7 May 2013

Congo-Kinshasa: UN Says There Are Signs for Peace in DR Congo

The United Nations, UN Envoy for Africa's Great Lakes Region, Mary Robinson, has said there are encouraging signs that the new push for peace in the Democratic Republic of the Congo, DRC, could succeed.

"There is a chance to resolve its underlying causes and to stop it for good," Ms. Robinson told the 15-nation Council via video teleconference in New York on Monday.

Ms. Robinson had wrapped up a week of regional visit to the DR Congo, Rwanda, Uganda, Burundi, South Africa and Ethiopia to seek the views of political and non-government leaders on the implementation of the UN-brokered "Peace, Security and Cooperation Framework for the Democratic Republic of the Congo and the Region".

The Framework, adopted in February with the support of 11 nations and four international organisations (11+4), aims to end the cycles of conflict and crisis in the Eastern DR Congo and to build peace in the troubled region.

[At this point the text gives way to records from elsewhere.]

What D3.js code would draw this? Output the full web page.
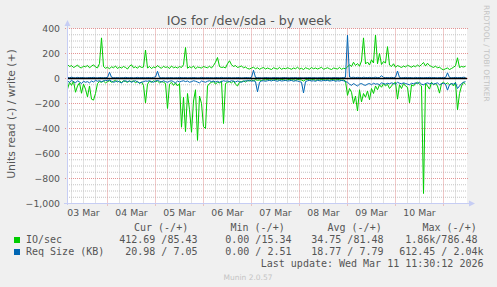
<!DOCTYPE html>
<html>
<head>
<meta charset="utf-8">
<script src="https://cdn.jsdelivr.net/npm/d3@7"></script>
<style>
	body { margin: 0; background: #f0f0f0; }
	svg { display: block; }
	text { font-family: 'DejaVu Sans', sans-serif; }
	.mono { font-family: 'DejaVu Sans Mono', monospace; white-space: pre; }
</style>
</head>
<body>
<script>
// hourly samples, Mar 3 04:00 UTC .. Mar 11 11:00 UTC
const ioWrite = [
	112, 95, 104, 88, 96, 108, 90, 84, 100, 93,
	105, 86, 98, 110, 92, 85, 120, 325, 96, 82,
	90, 78, 94, 86, 100, 80, 92, 84, 96, 88,
	76, 98, 110, 86, 94, 82, 100, 88, 92, 228,
	84, 96, 80, 92, 86, 104, 90, 82, 98, 88,
	94, 80, 100, 86, 92, 84, 96, 88, 110, 248,
	82, 94, 86, 100, 78, 92, 88, 84, 96, 90,
	86, 98, 84, 104, 130, 168, 96, 88, 92, 84,
	118, 142, 110, 96, 104, 88, 94, 100, 86, 92,
	80, 76, 84, 90, 78, 86, 74, 82, 88, 76,
	84, 78, 72, 86, 80, 76, 88, 74, 82, 78,
	86, 80, 74, 84, 78, 90, 76, 82, 72, 86,
	80, 74, 88, 78, 84, 76, 82, 90, 74, 80,
	86, 78, 72, 84, 80, 76, 88, 74, 82, 78,
	92, 110, 96, 130, 104, 120, 98, 140, 325, 116,
	132, 108, 150, 124, 348, 118, 200, 112, 136, 124,
	255, 108, 96, 118, 90, 104, 96, 88, 100, 92,
	106, 98, 90, 102, 94, 108, 96, 112, 128, 100,
	122, 104, 96, 88, 100, 84, 92, 76, 70, 78,
	84, 72, 80, 90, 102, 166, 88, 96, 92, 98
];
const ioRead = [
	85, 30, 55, 20, 110, 60, 35, 118, 45, 85,
	147, 60, 165, 173, 120, 40, 25, 30, 20, 35,
	25, 18, 30, 22, 15, 28, 20, 32, 18, 24,
	30, 20, 26, 18, 35, 22, 40, 28, 55, 195,
	45, 22, 30, 18, 26, 20, 35, 24, 30, 40,
	240, 45, 30, 55, 35, 60, 40, 390, 150, 425,
	120, 250, 430, 180, 90, 495, 140, 200, 385, 400,
	60, 40, 30, 25, 45, 30, 35, 20, 360, 40,
	30, 25, 35, 20, 45, 60, 30, 25, 20, 28,
	15, 20, 12, 18, 10, 14, 12, 16, 10, 12,
	8, 12, 10, 14, 8, 10, 12, 8, 10, 14,
	10, 8, 12, 10, 14, 8, 10, 12, 20, 10,
	8, 12, 10, 8, 14, 10, 12, 8, 10, 12,
	10, 14, 8, 10, 12, 8, 10, 14, 12, 20,
	135, 80, 110, 200, 140, 260, 90, 187, 120, 150,
	100, 170, 80, 120, 60, 90, 50, 70, 40, 60,
	45, 80, 60, 40, 30, 165, 50, 80, 40, 60,
	70, 195, 50, 60, 40, 30, 45, 60, 920, 40,
	60, 85, 30, 50, 40, 60, 117, 40, 30, 45,
	35, 50, 40, 60, 30, 250, 120, 60, 30, 45
];
const reqWrite = [
	8, 6, 10, 7, 5, 9, 6, 8, 7, 5,
	6, 8, 7, 9, 6, 5, 8, 7, 6, 8,
	8, 50, 10, 7, 6, 8, 5, 7, 6, 9,
	7, 6, 8, 5, 7, 9, 6, 8, 7, 6,
	8, 7, 6, 9, 12, 58, 8, 6, 7, 5,
	7, 6, 8, 5, 7, 6, 9, 7, 6, 8,
	5, 7, 6, 8, 7, 5, 6, 9, 7, 6,
	8, 6, 7, 5, 8, 7, 6, 9, 6, 7,
	6, 8, 5, 7, 6, 8, 7, 5, 6, 8,
	7, 6, 9, 66, 8, 6, 7, 5, 6, 8,
	7, 6, 5, 8, 6, 7, 5, 6, 8, 7,
	6, 5, 7, 6, 8, 5, 7, 6, 5, 7,
	6, 8, 5, 7, 6, 5, 7, 6, 8, 5,
	7, 6, 5, 8, 6, 7, 5, 6, 8, 10,
	346, 12, 8, 10, 7, 9, 8, 6, 10, 8,
	7, 9, 6, 8, 10, 7, 8, 22, 9, 7,
	8, 6, 9, 7, 10, 60, 8, 6, 7, 9,
	6, 8, 7, 5, 9, 6, 8, 7, 6, 8,
	7, 9, 6, 8, 7, 5, 8, 6, 9, 7,
	45, 8, 6, 7, 9, 6, 8, 7, 10, 8
];
const reqRead = [
	20, 30, 15, 25, 35, 18, 28, 40, 22, 30,
	25, 35, 20, 28, 15, 22, 18, 25, 20, 15,
	18, 12, 22, 30, 25, 20, 28, 35, 22, 18,
	25, 20, 30, 22, 18, 28, 35, 30, 25, 20,
	22, 18, 25, 30, 20, 15, 22, 28, 18, 25,
	30, 22, 18, 25, 35, 20, 28, 22, 18, 25,
	20, 30, 25, 18, 22, 28, 35, 20, 25, 30,
	22, 18, 25, 20, 28, 22, 30, 25, 18, 22,
	20, 25, 18, 22, 28, 20, 25, 30, 22, 18,
	20, 15, 22, 18, 25, 107, 30, 20, 18, 22,
	18, 15, 20, 12, 18, 22, 15, 20, 18, 15,
	20, 18, 15, 22, 18, 20, 25, 30, 115, 25,
	18, 15, 20, 18, 22, 15, 18, 20, 15, 18,
	15, 20, 18, 15, 22, 18, 20, 15, 18, 25,
	30, 45, 55, 40, 50, 60, 45, 40, 50, 55,
	45, 40, 50, 38, 45, 42, 50, 35, 40, 45,
	38, 42, 35, 40, 45, 30, 38, 42, 35, 40,
	45, 50, 38, 42, 35, 40, 30, 45, 50, 40,
	35, 42, 38, 45, 40, 35, 50, 42, 38, 45,
	93, 50, 40, 45, 35, 80, 60, 40, 30, 25
];

const yTicks = [-1000, -800, -600, -400, -200, 0, 200, 400];
const seriesNames = ['IO/sec', 'Req Size (KB)'];
const seriesColors = ['#00cc00', '#0066b3'];
const colHeads = ['Cur (-/+)', 'Min (-/+)', 'Avg (-/+)', 'Max (-/+)'];
const curText = ['412.69 /85.43', '20.98 / 7.05'];
const minText = ['0.00 /15.34', '0.00 / 2.51'];
const avgText = ['34.75 /81.48', '18.77 / 7.79'];
const maxText = ['1.86k/786.48', '612.45 / 2.04k'];

const W = 497, H = 287;
const start = new Date(Date.UTC(2026, 2, 3, 4));
const end = new Date(Date.UTC(2026, 2, 11, 12));
const times = ioWrite.map((d, i) => d3.utcHour.offset(start, i));

const x = d3.scaleUtc().domain([start, end]).range([67, 467]);
const y = d3.scaleLinear().domain([-1000, 400]).range([203.5, 28.5]);

const svg = d3.select('body').append('svg').attr('width', W).attr('height', H);
svg.append('rect').attr('width', W).attr('height', H).attr('fill', '#f0f0f0');

// canvas
svg.append('rect')
	.attr('x', x(start)).attr('y', y(400))
	.attr('width', x(end) - x(start)).attr('height', y(-1000) - y(400))
	.attr('fill', '#ffffff');

// grid
const grid = svg.append('g').attr('fill', 'none').attr('stroke-width', 1).attr('stroke-dasharray', '1,1');
const dayLines = d3.utcDay.range(start, end);
const sixLines = d3.utcHour.every(6).range(start, end).filter((d) => d.getUTCHours() !== 0);

grid.selectAll('.vminor').data(sixLines).enter().append('line')
	.attr('x1', (d) => Math.round(x(d)) + 0.5).attr('x2', (d) => Math.round(x(d)) + 0.5)
	.attr('y1', y(400)).attr('y2', y(-1000))
	.attr('stroke', '#c4c4c4');
grid.selectAll('.hminor').data(d3.range(-1000, 401, 50).filter((v) => v % 200 !== 0)).enter().append('line')
	.attr('x1', x(start)).attr('x2', x(end))
	.attr('y1', (d) => y(d)).attr('y2', (d) => y(d))
	.attr('stroke', '#c4c4c4');
grid.selectAll('.vmajor').data(dayLines).enter().append('line')
	.attr('x1', (d) => Math.round(x(d)) + 0.5).attr('x2', (d) => Math.round(x(d)) + 0.5)
	.attr('y1', y(400)).attr('y2', y(-1000) + 2)
	.attr('stroke', '#e39494');
grid.selectAll('.hmajor').data(yTicks).enter().append('line')
	.attr('x1', x(start) - 2).attr('x2', x(end) + 2)
	.attr('y1', (d) => y(d)).attr('y2', (d) => y(d))
	.attr('stroke', '#e39494');

// series
const lineUp = (vals) => d3.line().x((d, i) => x(times[i]) + 0.5).y((d) => y(d))(vals);
const lineDown = (vals) => d3.line().x((d, i) => x(times[i]) + 0.5).y((d) => y(-d))(vals);

const plot = svg.append('g').attr('fill', 'none').attr('stroke-width', 1);
plot.append('path').attr('d', lineDown(ioRead)).attr('stroke', seriesColors[0]);
plot.append('path').attr('d', lineUp(ioWrite)).attr('stroke', seriesColors[0]);
plot.append('path').attr('d', lineDown(reqRead)).attr('stroke', seriesColors[1]);
plot.append('path').attr('d', lineUp(reqWrite)).attr('stroke', seriesColors[1]);

// zero rule
svg.append('line')
	.attr('x1', x(start)).attr('x2', x(end))
	.attr('y1', y(0)).attr('y2', y(0))
	.attr('stroke', '#000').attr('stroke-width', 1.4);

// axes lines + arrows
const axisCol = '#c6cdf4';
svg.append('line').attr('x1', 67.5).attr('x2', 67.5).attr('y1', 205).attr('y2', 24)
	.attr('stroke', axisCol);
svg.append('line').attr('x1', 64).attr('x2', 470).attr('y1', 203.5).attr('y2', 203.5)
	.attr('stroke', axisCol);
svg.append('path').attr('d', 'M64.5,26 L67.5,20 L70.5,26 Z').attr('fill', axisCol);
svg.append('path').attr('d', 'M469,200.5 L475,203.5 L469,206.5 Z').attr('fill', axisCol);

// tick labels
const yAxis = svg.append('g')
	.attr('transform', `translate(${67}, 0)`)
	.call(d3.axisLeft(y).tickValues(yTicks).tickSize(0).tickPadding(7));
yAxis.select('.domain').remove();
yAxis.selectAll('text').attr('font-size', '9.3px').attr('fill', '#555')
	.attr('font-family', 'DejaVu Sans');

const noons = d3.utcDay.range(d3.utcDay.floor(start), end)
	.map((d) => d3.utcHour.offset(d, 12))
	.filter((d) => d > start && d < end);
const xAxis = svg.append('g')
	.attr('transform', `translate(0, ${203.5})`)
	.call(d3.axisBottom(x).tickValues(noons).tickFormat(d3.utcFormat('%d %b')).tickSize(0).tickPadding(6));
xAxis.select('.domain').remove();
xAxis.selectAll('text').attr('font-size', '9.3px').attr('fill', '#555')
	.attr('font-family', 'DejaVu Sans');

// titles
svg.append('text').attr('x', 249).attr('y', 24.5).attr('text-anchor', 'middle')
	.attr('font-size', '12.6px').attr('fill', '#555')
	.text('IOs for /dev/sda - by week');
svg.append('text')
	.attr('transform', `translate(${15}, ${114}) rotate(-90)`)
	.attr('text-anchor', 'middle').attr('font-size', '10.8px').attr('fill', '#555')
	.text('Units read (-) / write (+)');
svg.append('text')
	.attr('transform', `translate(${484}, ${5}) rotate(90)`)
	.attr('font-size', '7.5px').attr('fill', '#c4c4c4')
	.text('RRDTOOL / TOBI OETIKER');

// legend
const leg = svg.append('g').attr('class', 'mono').attr('font-size', '10px').attr('fill', '#555');
const headX = [134, 230.5, 327.5, 422.5];
leg.selectAll('.head').data(colHeads).enter().append('text')
	.attr('class', 'mono').attr('x', (d, i) => headX[i]).attr('y', 231).text((d) => d);

seriesNames.forEach((name, r) => {
	const yy = 243 + r * 12;
	svg.append('rect').attr('x', 14).attr('y', yy - 6).attr('width', 6).attr('height', 6)
		.attr('fill', seriesColors[r]);
	leg.append('text').attr('class', 'mono').attr('x', 26).attr('y', yy).text(name);
	leg.append('text').attr('class', 'mono').attr('x', 197.5).attr('y', yy).attr('text-anchor', 'end').text(curText[r]);
	leg.append('text').attr('class', 'mono').attr('x', 291.5).attr('y', yy).attr('text-anchor', 'end').text(minText[r]);
	leg.append('text').attr('class', 'mono').attr('x', 383.5).attr('y', yy).attr('text-anchor', 'end').text(avgText[r]);
	leg.append('text').attr('class', 'mono').attr('x', r === 0 ? 477.5 : 483.5).attr('y', yy).attr('text-anchor', 'end').text(maxText[r]);
});
leg.append('text').attr('class', 'mono').attr('x', 483.5).attr('y', 267).attr('text-anchor', 'end')
	.text('Last update: Wed Mar 11 11:30:12 2026');

svg.append('text').attr('x', 248).attr('y', 279.5).attr('text-anchor', 'middle')
	.attr('font-size', '7.5px').attr('fill', '#c4c4c4')
	.text('Munin 2.0.57');
</script>
</body>
</html>
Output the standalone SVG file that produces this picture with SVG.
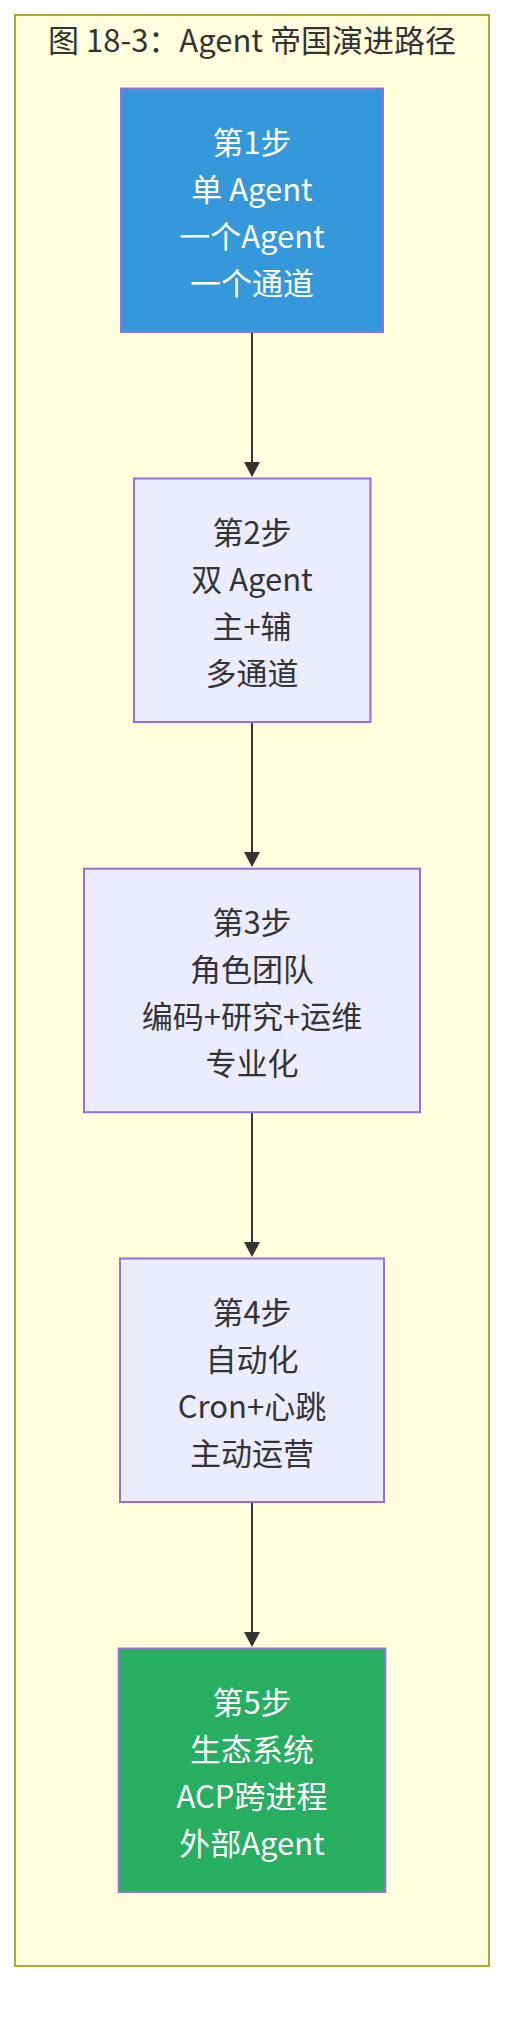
<svg xmlns="http://www.w3.org/2000/svg" width="520" height="2042" viewBox="0 0 520 2042">
<defs>
<style>
.container{fill:#ffffde;stroke:#aaaa33;stroke-width:2}
.title{font-family:"Noto Sans CJK SC","Noto Sans",sans-serif;font-size:31px;fill:#333333;text-anchor:middle}
.node{stroke:#9370DB;stroke-width:2}
.n-default{fill:#ECECFF}
.n-blue{fill:#3498db}
.n-green{fill:#27ae60}
.label{font-family:"Noto Sans CJK SC","Noto Sans",sans-serif;font-size:31px;text-anchor:middle}
.dark{fill:#333333}
.light{fill:#ffffff}
.edge{stroke:#333333;stroke-width:2;fill:none}
.head{fill:#333333}
</style>
</defs>
<rect width="520" height="2042" fill="#ffffff"/>
<g id="cluster">
<rect class="container" x="15" y="15" width="474" height="1951"/>
<text class="title" x="252" y="52">图 18-3：Agent 帝国演进路径</text>
</g>
<g id="connectors">
<line class="edge" x1="252" y1="333" x2="252" y2="464"/>
<polygon class="head" points="244,462 260,462 252,477"/>
<line class="edge" x1="252" y1="723" x2="252" y2="854"/>
<polygon class="head" points="244,852 260,852 252,867"/>
<line class="edge" x1="252" y1="1113" x2="252" y2="1244"/>
<polygon class="head" points="244,1242 260,1242 252,1257"/>
<line class="edge" x1="252" y1="1503" x2="252" y2="1634"/>
<polygon class="head" points="244,1632 260,1632 252,1647"/>
</g>
<g id="step1">
<rect class="node n-blue" x="121" y="88.5" width="262" height="243.5"/>
<text class="label light" x="252"><tspan x="252" y="153.5">第1步</tspan><tspan x="252" y="200.5">单 Agent</tspan><tspan x="252" y="247.5">一个Agent</tspan><tspan x="252" y="294.5">一个通道</tspan></text>
</g>
<g id="step2">
<rect class="node n-default" x="134" y="478.5" width="236.5" height="243.5"/>
<text class="label dark" x="252"><tspan x="252" y="543.5">第2步</tspan><tspan x="252" y="590.5">双 Agent</tspan><tspan x="252" y="637.5">主+辅</tspan><tspan x="252" y="684.5">多通道</tspan></text>
</g>
<g id="step3">
<rect class="node n-default" x="84" y="868.7" width="336" height="243.5"/>
<text class="label dark" x="252"><tspan x="252" y="933.5">第3步</tspan><tspan x="252" y="980.5">角色团队</tspan><tspan x="252" y="1027.5">编码+研究+运维</tspan><tspan x="252" y="1074.5">专业化</tspan></text>
</g>
<g id="step4">
<rect class="node n-default" x="120" y="1258.5" width="264" height="243.5"/>
<text class="label dark" x="252"><tspan x="252" y="1323.5">第4步</tspan><tspan x="252" y="1370.5">自动化</tspan><tspan x="252" y="1417.5">Cron+心跳</tspan><tspan x="252" y="1464.5">主动运营</tspan></text>
</g>
<g id="step5">
<rect class="node n-green" x="118.7" y="1648.5" width="266.6" height="243.5"/>
<text class="label light" x="252"><tspan x="252" y="1713.5">第5步</tspan><tspan x="252" y="1760.5">生态系统</tspan><tspan x="252" y="1807.5">ACP跨进程</tspan><tspan x="252" y="1854.5">外部Agent</tspan></text>
</g>
</svg>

In March, the UN Security Council authorised the deployment of an intervention brigade to carry out targeted offensive operations, with or without the Congolese national army, against armed groups that threatened peace in eastern DRC.

The Special Envoy told the Council that she was "glad to report some encouraging news" as Presidents Paul Kagame of Rwanda, Yoweri Museveni of Uganda and Pierre Nkurunziza of Burundi "have restated their willingness to implement their commitments under the Framework".

She pointed out that it was also encouraging to see that the leaders in the region, particularly President Joseph Kabila and President Kagame, have continued to talk to each other.

She said this was either bilaterally or through the inter governmental group known as the International Conference on the Great Lakes Region (ICGLR), due to hold a summit on recent developments in the region in July.

Ms. Robinson told the Security Council that the intervention brigade should "act mostly preventatively, as a deterrent with limited strategic military operations" and operate "in full compliance with international human rights and humanitarian law, and with maximum consideration for the protection of civilians".

She said the intervention brigade was already undertaking mitigating measures in that regard.